Statement I:
When 3-phenylpropene reacts with HBr, protonation of the alkene occurs to form a secondary carbocation.
C6H5−CH2−CH=CH2+H+→C6H5−CH2−CH+−CH3
This secondary carbocation undergoes a 1,2-hydride shift to form a more stable, resonance-stabilized benzylic carbocation.
C6H5−CH2−CH+−CH3→C6H5−CH+−CH2−CH3
The bromide ion then attacks this benzylic carbocation to form the major product, 1-bromo-1-phenylpropane.
C6H5−CH+−CH2−CH3+Br−→C6H5−CH(Br)−CH2−CH3
The carbon atom bonded to the bromine is attached to four different groups: a phenyl group (−C6H5), an ethyl group (−CH2CH3), a hydrogen atom (−H), and a bromine atom (−Br). Thus, it is a chiral carbon. The product is a secondary alkyl bromide. Therefore, Statement I is true.
Statement II:
The Sandmeyer reaction involves treating a diazonium salt with Cu(I) salts (CuCl, CuBr, CuCN) to prepare aryl chlorides, aryl bromides, and aryl cyanides, respectively.
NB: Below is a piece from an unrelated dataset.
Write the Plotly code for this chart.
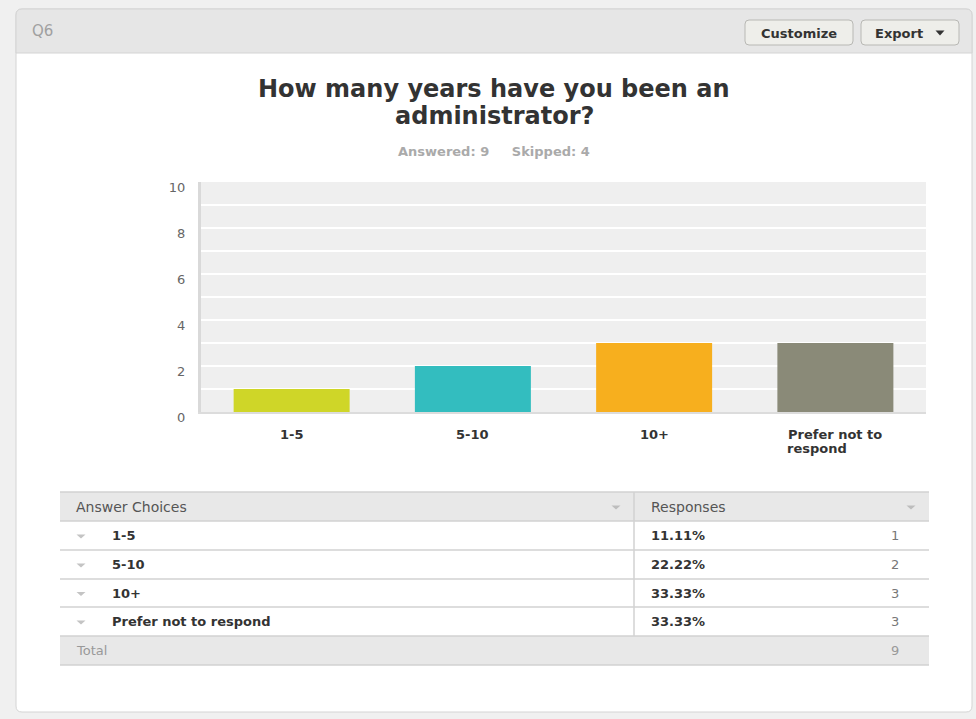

The Gattermann reaction involves treating a diazonium salt with copper powder (Cu) and halogen acids (HCl, HBr) to prepare aryl chlorides and aryl bromides. Aryl cyanides are not prepared using the Gattermann reaction. Therefore, Statement II is false.
Conclusion: Statement I is true but Statement II is false.
Answer: Statement I is true but Statement II is false